— begin —

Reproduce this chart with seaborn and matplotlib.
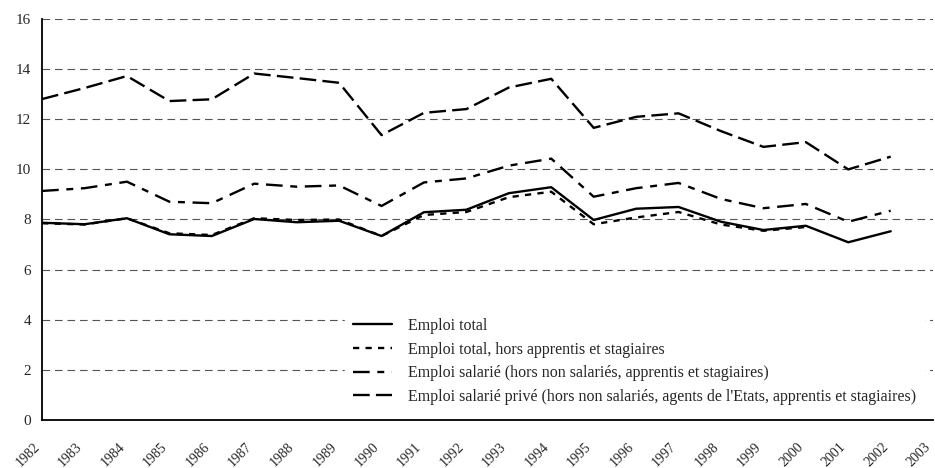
import numpy as np
import pandas as pd
import matplotlib
matplotlib.use("Agg")
import matplotlib.pyplot as plt
from matplotlib.transforms import ScaledTranslation
import seaborn as sns

# ==============================
# Data
# ==============================

years = list(range(1982, 2003))

emploi_total = [7.87, 7.81, 8.05, 7.41, 7.34, 8.02, 7.89, 7.95, 7.34, 8.29, 8.39,
                9.05, 9.29, 7.98, 8.43, 8.50, 7.91, 7.58, 7.75, 7.09, 7.53]

emploi_hors_app = [7.85, 7.80, 8.05, 7.45, 7.38, 8.05, 7.98, 8.00, 7.34, 8.18, 8.30,
                   8.89, 9.11, 7.81, 8.08, 8.30, 7.80, 7.55, 7.70, np.nan, np.nan]

emploi_salarie = [9.14, 9.25, 9.51, 8.71, 8.65, 9.43, 9.31, 9.36, 8.54, 9.48, 9.64,
                  10.15, 10.43, 8.91, 9.25, 9.46, 8.82, 8.45, 8.62, 7.91, 8.35]

emploi_prive = [12.81, 13.25, 13.73, 12.73, 12.80, 13.83, 13.65, 13.46, 11.37, 12.26, 12.41,
                13.27, 13.62, 11.66, 12.10, 12.24, 11.53, 10.90, 11.09, 10.00, 10.51]

labels = [
    "Emploi total",
    "Emploi total, hors apprentis et stagiaires",
    "Emploi salarié (hors non salariés, apprentis et stagiaires)",
    "Emploi salarié privé (hors non salariés, agents de l'Etats, apprentis et stagiaires)",
]

year_ticks = list(range(1982, 2004))
y_ticks = list(range(0, 17, 2))

# ==============================
# Style
# ==============================

sns.set_style("white")
plt.rcParams["font.family"] = ["Liberation Serif", "DejaVu Serif"]
plt.rcParams["lines.scale_dashes"] = False

styles = [
    "-",
    (0, (4.5, 4.5)),
    (0, (12, 5.5, 5, 5.5)),
    (0, (12, 4.5)),
]

fig, ax = plt.subplots(figsize=(9.35, 4.68), dpi=100)
fig.subplots_adjust(left=0.045, right=0.998, top=0.959, bottom=0.103)

# gridlines
for yv in y_ticks[1:]:
    ax.axhline(yv, color="#555555", lw=0.8, linestyle=(0, (5.5, 3.5)), zorder=0)

series = [emploi_total, emploi_hors_app, emploi_salarie, emploi_prive]
for vals, lab, ls in zip(series, labels, styles):
    sns.lineplot(x=years, y=vals, ax=ax, color="black", lw=1.7,
                 linestyle=ls, label=lab, zorder=3)

ax.set_xlim(1982, 2003)
ax.set_ylim(0, 16)
ax.set_xticks(year_ticks)
ax.set_xticklabels([str(y) for y in year_ticks], rotation=45, ha="right",
                   va="top", rotation_mode="anchor", fontsize=10)
ax.set_yticks(y_ticks)
ax.set_yticklabels([str(v) for v in y_ticks], fontsize=11)
ax.tick_params(axis="x", direction="out", length=4, width=1, color="black", pad=10.5)
ax.tick_params(axis="y", length=0, pad=8)

shift = ScaledTranslation(-9 / 100, 0, fig.dpi_scale_trans)
for t in ax.get_xticklabels():
    t.set_transform(t.get_transform() + shift)

sns.despine(ax=ax, top=True, right=True)
for side in ["left", "bottom"]:
    ax.spines[side].set_linewidth(1.3)
    ax.spines[side].set_color("black")

leg = ax.legend(loc="lower left", bbox_to_anchor=(0.340, 0.017), fontsize=11.5,
                frameon=True, fancybox=False, framealpha=1, handlelength=2.45,
                handletextpad=1.0, labelspacing=0.48, borderpad=0.5,
                borderaxespad=0)
leg.get_frame().set_edgecolor("white")
leg.get_frame().set_facecolor("white")
leg.set_zorder(5)

fig.savefig("out.png", dpi=100)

— end —

--- Instructions for the task ---
Identify and copy the lines holding the word "matplotlib".

--- Output for this task ---
Reproduce this chart with seaborn and matplotlib.
import matplotlib
matplotlib.use("Agg")
import matplotlib.pyplot as plt
from matplotlib.transforms import ScaledTranslation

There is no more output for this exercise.